[Records excerpted from a collection]
========
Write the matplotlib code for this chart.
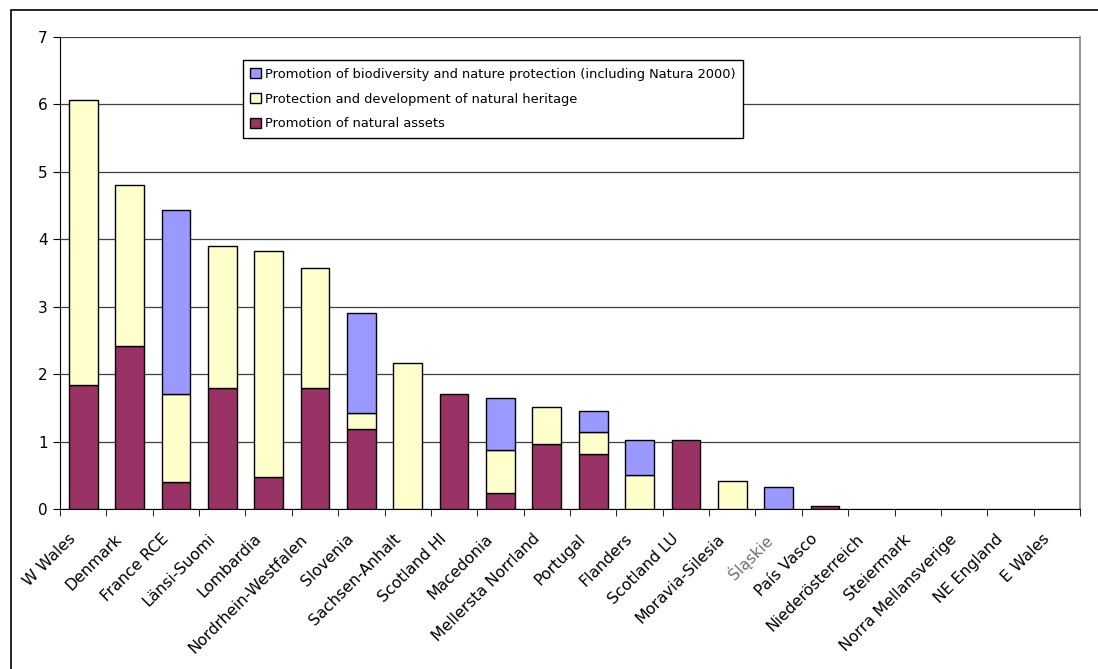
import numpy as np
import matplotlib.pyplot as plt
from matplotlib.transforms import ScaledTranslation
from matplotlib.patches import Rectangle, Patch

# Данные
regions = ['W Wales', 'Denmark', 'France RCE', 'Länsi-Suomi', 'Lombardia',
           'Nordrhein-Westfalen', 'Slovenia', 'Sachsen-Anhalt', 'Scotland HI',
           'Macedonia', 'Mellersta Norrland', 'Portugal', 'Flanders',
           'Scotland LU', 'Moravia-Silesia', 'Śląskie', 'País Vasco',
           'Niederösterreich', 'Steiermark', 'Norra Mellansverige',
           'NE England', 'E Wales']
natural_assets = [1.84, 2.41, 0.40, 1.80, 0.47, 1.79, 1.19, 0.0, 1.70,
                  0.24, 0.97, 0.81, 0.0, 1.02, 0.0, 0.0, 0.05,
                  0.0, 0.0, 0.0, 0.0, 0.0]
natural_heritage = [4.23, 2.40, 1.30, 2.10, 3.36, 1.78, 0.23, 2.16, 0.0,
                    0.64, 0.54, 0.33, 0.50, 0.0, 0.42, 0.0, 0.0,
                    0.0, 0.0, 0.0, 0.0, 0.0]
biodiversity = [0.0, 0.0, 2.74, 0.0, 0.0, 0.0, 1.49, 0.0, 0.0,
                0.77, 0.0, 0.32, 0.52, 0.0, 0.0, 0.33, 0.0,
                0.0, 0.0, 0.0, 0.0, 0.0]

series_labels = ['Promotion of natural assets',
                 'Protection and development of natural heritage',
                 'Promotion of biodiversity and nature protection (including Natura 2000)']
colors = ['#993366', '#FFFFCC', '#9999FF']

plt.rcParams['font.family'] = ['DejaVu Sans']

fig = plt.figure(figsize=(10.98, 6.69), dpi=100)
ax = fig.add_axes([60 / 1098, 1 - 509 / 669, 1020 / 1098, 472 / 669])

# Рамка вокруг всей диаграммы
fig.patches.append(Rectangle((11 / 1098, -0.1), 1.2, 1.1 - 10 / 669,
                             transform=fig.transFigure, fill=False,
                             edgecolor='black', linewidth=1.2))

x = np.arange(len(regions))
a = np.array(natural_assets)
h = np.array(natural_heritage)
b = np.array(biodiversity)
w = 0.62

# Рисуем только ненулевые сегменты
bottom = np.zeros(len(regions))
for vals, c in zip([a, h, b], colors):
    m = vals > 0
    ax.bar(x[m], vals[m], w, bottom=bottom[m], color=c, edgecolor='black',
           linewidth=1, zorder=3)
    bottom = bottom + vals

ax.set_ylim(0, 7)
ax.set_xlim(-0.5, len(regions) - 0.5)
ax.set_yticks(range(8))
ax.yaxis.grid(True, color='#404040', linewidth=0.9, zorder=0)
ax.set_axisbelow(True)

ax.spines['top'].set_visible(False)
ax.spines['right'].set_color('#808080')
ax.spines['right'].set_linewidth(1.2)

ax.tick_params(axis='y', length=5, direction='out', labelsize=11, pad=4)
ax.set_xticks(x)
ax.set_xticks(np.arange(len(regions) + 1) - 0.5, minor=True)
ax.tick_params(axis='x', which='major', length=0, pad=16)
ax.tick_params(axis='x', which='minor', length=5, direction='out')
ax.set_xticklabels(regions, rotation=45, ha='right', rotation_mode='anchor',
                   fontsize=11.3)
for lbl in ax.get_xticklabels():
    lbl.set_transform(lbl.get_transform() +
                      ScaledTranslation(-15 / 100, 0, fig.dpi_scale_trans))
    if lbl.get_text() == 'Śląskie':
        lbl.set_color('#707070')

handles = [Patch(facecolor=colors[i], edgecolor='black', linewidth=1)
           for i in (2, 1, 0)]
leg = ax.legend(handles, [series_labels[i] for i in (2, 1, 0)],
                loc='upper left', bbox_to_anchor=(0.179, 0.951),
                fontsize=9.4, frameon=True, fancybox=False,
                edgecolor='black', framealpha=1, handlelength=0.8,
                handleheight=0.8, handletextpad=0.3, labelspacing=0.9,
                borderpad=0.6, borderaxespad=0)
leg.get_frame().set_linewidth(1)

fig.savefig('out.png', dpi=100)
========
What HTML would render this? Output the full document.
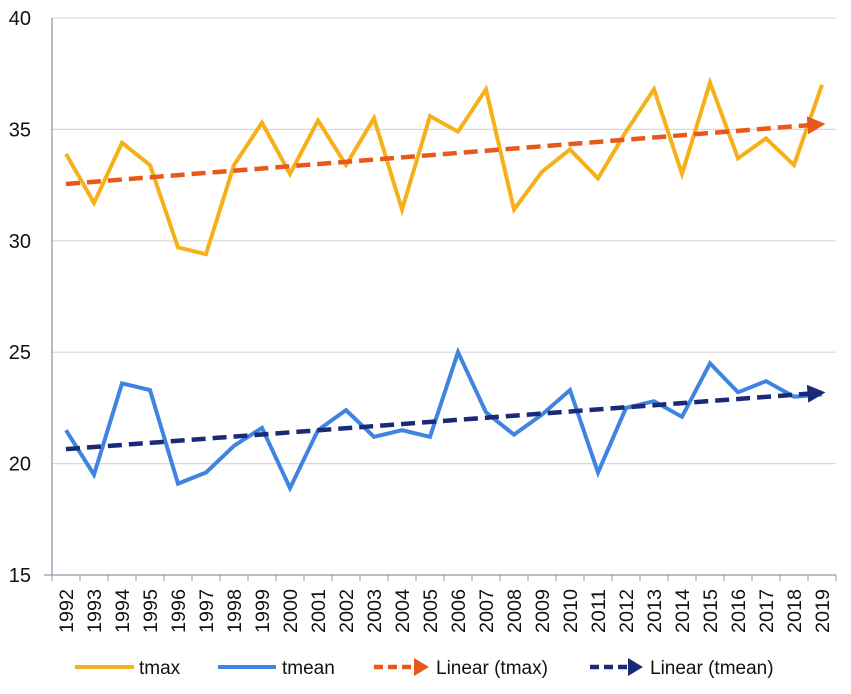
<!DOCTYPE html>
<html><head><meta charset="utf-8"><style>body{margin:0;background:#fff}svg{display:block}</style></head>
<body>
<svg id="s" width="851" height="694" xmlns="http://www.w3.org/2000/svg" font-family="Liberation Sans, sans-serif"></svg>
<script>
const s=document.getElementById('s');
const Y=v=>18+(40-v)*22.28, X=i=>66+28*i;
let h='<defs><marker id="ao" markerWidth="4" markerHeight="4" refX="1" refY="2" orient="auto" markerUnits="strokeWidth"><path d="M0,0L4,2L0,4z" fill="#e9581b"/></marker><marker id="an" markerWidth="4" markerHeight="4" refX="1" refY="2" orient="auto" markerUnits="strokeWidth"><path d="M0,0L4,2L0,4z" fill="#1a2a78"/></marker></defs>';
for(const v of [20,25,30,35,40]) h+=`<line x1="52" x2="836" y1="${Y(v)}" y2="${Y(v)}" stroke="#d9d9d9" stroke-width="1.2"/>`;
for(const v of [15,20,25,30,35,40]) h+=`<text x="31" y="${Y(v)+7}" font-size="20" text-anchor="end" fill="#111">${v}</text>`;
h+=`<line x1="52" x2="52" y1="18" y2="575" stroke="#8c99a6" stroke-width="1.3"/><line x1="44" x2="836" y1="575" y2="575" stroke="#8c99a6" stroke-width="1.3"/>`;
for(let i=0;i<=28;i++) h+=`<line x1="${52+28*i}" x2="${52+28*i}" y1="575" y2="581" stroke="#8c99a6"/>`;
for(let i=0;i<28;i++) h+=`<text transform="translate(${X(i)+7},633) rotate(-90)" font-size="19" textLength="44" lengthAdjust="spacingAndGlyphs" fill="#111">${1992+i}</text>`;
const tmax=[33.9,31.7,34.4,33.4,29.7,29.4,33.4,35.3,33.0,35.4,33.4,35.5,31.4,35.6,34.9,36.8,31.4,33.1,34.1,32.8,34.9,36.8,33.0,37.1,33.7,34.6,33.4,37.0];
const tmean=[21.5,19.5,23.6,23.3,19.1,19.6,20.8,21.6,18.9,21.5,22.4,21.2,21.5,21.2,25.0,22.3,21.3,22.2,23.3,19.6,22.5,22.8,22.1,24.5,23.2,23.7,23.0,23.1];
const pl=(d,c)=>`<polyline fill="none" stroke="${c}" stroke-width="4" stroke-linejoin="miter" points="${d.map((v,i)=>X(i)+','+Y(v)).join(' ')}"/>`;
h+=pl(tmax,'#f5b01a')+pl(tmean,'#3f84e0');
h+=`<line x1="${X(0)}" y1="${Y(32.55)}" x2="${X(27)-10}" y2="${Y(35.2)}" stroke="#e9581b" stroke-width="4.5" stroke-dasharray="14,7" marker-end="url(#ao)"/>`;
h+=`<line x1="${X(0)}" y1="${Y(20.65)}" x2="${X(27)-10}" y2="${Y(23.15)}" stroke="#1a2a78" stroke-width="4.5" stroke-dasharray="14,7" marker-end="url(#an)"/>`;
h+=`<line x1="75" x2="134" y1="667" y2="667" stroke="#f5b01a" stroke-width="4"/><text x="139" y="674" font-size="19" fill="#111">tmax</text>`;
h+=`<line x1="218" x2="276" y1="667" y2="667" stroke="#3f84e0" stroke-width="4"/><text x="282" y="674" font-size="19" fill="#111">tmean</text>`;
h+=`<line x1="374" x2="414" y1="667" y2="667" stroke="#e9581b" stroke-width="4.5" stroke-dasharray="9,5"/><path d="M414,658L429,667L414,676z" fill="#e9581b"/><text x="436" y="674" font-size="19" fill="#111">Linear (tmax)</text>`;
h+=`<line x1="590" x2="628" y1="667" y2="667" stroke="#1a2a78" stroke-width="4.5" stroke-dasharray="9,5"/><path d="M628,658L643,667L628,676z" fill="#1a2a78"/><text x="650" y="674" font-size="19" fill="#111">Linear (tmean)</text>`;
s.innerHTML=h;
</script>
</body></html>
========
• _TASK DETAILS_
Skip all pictures. Retype exactly the span whose first line is the one with "Write the matplotlib code for this chart." and whose last line is the one with "from matplotlib.patches import".

• _RESPONSE TO THE TASK_
Write the matplotlib code for this chart.
import numpy as np
import matplotlib.pyplot as plt
from matplotlib.transforms import ScaledTranslation
from matplotlib.patches import Rectangle, Patch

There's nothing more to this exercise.